If Wake Forest wants to accept everyone on campus, they must allow everyone to express themselves freely. Period.

On Monday, administrators hosted a forum to hear from students about their concerns with this policy. Some of the conversation in the meeting focused on the merits of the window-display rule, but most of it was about the implementation of the policy.

They didn’t seem to care about Greek letters or national flags. Based on this incident, however, it seems that Wake Forest is deciding that expressing yourself, whether it is through a Make America Great Again flag, LGBT pride flag, or Black Lives Matter sign, is wrong if it is “controversial.”

If these expressions are not allowed, that makes students feel like they aren’t allowed to be who they are and display it for the campus to see. They feel like their identities are not allowed at Wake Forest. While this feeling hurts those with identities of choice, like Greek affiliation or political affiliation, it is incredibly damaging to those with identities that they cannot choose, like race or sexual orientation.

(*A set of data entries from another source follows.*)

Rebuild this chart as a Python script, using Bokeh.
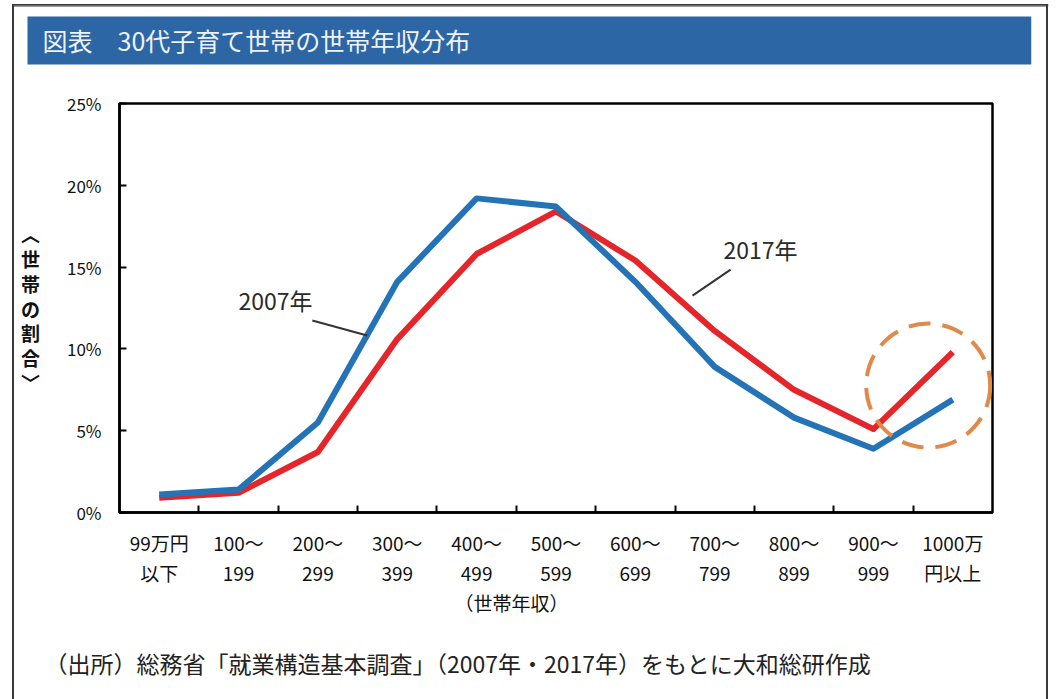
from bokeh.plotting import figure
from bokeh.models import Range1d, FixedTicker, PrintfTickFormatter, Label, Title
from bokeh.embed import file_html
from bokeh.resources import INLINE

# Household income bands (10,000 yen) and share of households (%)
income_bands = ["99万円\n以下", "100～\n199", "200～\n299", "300～\n399", "400～\n499",
                "500～\n599", "600～\n699", "700～\n799", "800～\n899", "900～\n999",
                "1000万\n円以上"]
share_2007 = [1.1, 1.4, 5.5, 14.1, 19.2, 18.7, 14.1, 8.9, 5.8, 3.9, 6.9]
share_2017 = [0.9, 1.2, 3.7, 10.6, 15.8, 18.4, 15.4, 11.1, 7.5, 5.1, 9.8]
y_ticks = [0, 5, 10, 15, 20, 25]

title_text = "図表　30代子育て世帯の世帯年収分布"
x_title = "（世帯年収）"
y_title = "︿\n世\n帯\nの\n割\n合\n﹀"
source_text = "（出所）総務省「就業構造基本調査」（2007年・2017年）をもとに大和総研作成"

JP = "Noto Sans CJK JP"
BLUE = "#2473b7"
RED = "#e4262b"
ORANGE = "#e08a4a"
HEADER = "#2c66a5"
EDGE = "#3a3a3a"

W, H = 1059, 699
FL, FT, FR, FB = 119, 103, 992, 512  # plot frame edges on the canvas

x_idx = list(range(len(income_bands)))

p = figure(width=W, height=H, x_range=Range1d(-0.5, len(income_bands) - 0.5),
           y_range=Range1d(0, 25), output_backend="svg", toolbar_location=None,
           min_border_left=FL, min_border_right=W - FR, min_border_top=FT,
           min_border_bottom=H - FB)
p.background_fill_color = "white"
p.border_fill_color = None
p.outline_line_color = "black"
p.outline_line_width = 2.5
p.grid.visible = False

# thin page frame at the left and right edges, painted behind the canvas
edge = f"linear-gradient({EDGE}, {EDGE})"
p.styles = {
    "background-color": "white",
    "background-image": f"{edge}, {edge}",
    "background-position": "12px 4px, 1046px 4px",
    "background-size": "2px 700px, 2px 700px",
    "background-repeat": "no-repeat",
}

# x axis: labels at band centres, small inward ticks at band boundaries
xa = p.xaxis[0]
xa.ticker = FixedTicker(ticks=x_idx, minor_ticks=[i + 0.5 for i in x_idx[:-1]])
xa.major_label_overrides = {i: lab for i, lab in enumerate(income_bands)}
xa.major_tick_line_color = None
xa.minor_tick_in = 7
xa.minor_tick_out = 0
xa.minor_tick_line_color = "black"
xa.minor_tick_line_width = 2
xa.axis_line_color = "black"
xa.axis_line_width = 2.5
xa.major_label_text_font = JP
xa.major_label_text_font_size = "19px"
xa.major_label_text_color = "#111111"
xa.major_label_text_line_height = 1.127
xa.major_label_standoff = 10

# y axis: percentage ticks pointing into the frame, stacked upright title
ya = p.yaxis[0]
ya.ticker = FixedTicker(ticks=y_ticks, minor_ticks=[])
ya.formatter = PrintfTickFormatter(format="%d%%")
ya.major_tick_in = 7
ya.major_tick_out = 0
ya.major_tick_line_width = 2
ya.major_tick_line_color = "black"
ya.axis_line_color = "black"
ya.axis_line_width = 2.5
ya.major_label_text_font = JP
ya.major_label_text_font_size = "17px"
ya.major_label_text_color = "#111111"
ya.major_label_standoff = 18
ya.axis_label = y_title
ya.axis_label_orientation = "horizontal"
ya.axis_label_text_font = JP
ya.axis_label_text_font_size = "19px"
ya.axis_label_text_font_style = "bold"
ya.axis_label_text_color = "#111111"
ya.axis_label_text_line_height = 0.92
ya.axis_label_standoff = 24

# --- top: spacing, header bar, frame line (listed from the plot outwards) ---
p.add_layout(Title(text=" ", text_font=JP, text_font_size="10px", standoff=10.5), "above")
p.add_layout(Title(text=title_text, align="left", vertical_align="top",
                   offset=27 - FL, standoff=18, text_font=JP, text_font_size="25px",
                   text_font_style="normal", text_color="#eef3f9",
                   background_fill_color=HEADER, border_line_color=None,
                   padding=dict(left=15, right=561, top=5, bottom=7)), "above")
p.add_layout(Title(text=" ", text_font=JP, text_font_size="1px", standoff=0,
                   align="left", vertical_align="top", offset=13 - FL,
                   border_line_color=EDGE, border_line_width=1.2,
                   padding=dict(left=0, right=1034, top=0, bottom=0)), "above")

# --- bottom: x axis title and source note ---
p.add_layout(Title(text=x_title, align="left", vertical_align="top",
                   offset=454 - FL, standoff=0, text_font=JP, text_font_size="19px",
                   text_font_style="normal", text_color="#111111"), "below")
p.add_layout(Title(text=source_text, align="left", vertical_align="top",
                   offset=44 - FL, standoff=0, text_font=JP, text_font_size="23px",
                   text_font_style="normal", text_color="#222222",
                   padding=dict(left=0, right=0, top=28, bottom=0)), "below")

# series
p.line(x_idx, share_2017, line_color=RED, line_width=6, line_join="round")
p.line(x_idx, share_2007, line_color=BLUE, line_width=6, line_join="round")

# callouts
p.segment(x0=[1.93, 7.20], y0=[11.74, 14.85], x1=[2.62, 6.72], y1=[10.82, 13.26],
          line_color="#333333", line_width=2)
p.add_layout(Label(x=1.0, y=13.0, text="2007年", text_font=JP, text_font_size="23px",
                   text_color="#2a2a2a", text_baseline="middle"))
p.add_layout(Label(x=7.11, y=16.08, text="2017年", text_font=JP, text_font_size="23px",
                   text_color="#2a2a2a", text_baseline="middle"))

# highlight of the top income band
p.circle(x=[9.69], y=[7.76], radius=62, radius_units="screen", fill_color=None,
         line_color=ORANGE, line_width=4, line_dash="22 12")

open("out.html", "w").write(file_html(p, INLINE))
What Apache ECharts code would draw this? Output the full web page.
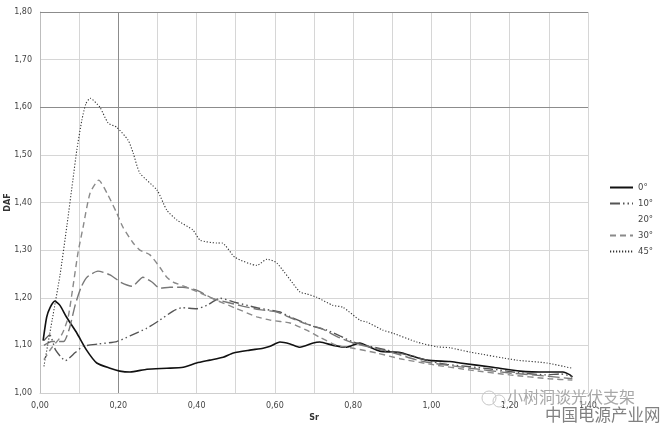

Everyone on this campus should be able to be freely express their identity any way they see fit. I applaud students who protested on Tuesday by freely expressing their identity via clothing and flags.  These expressions shouldn’t be seen as controversial, especially when they are strongly linked student’s identities. If Wake Forest wants to accept everyone on campus, they must allow everyone to express themselves freely. Period.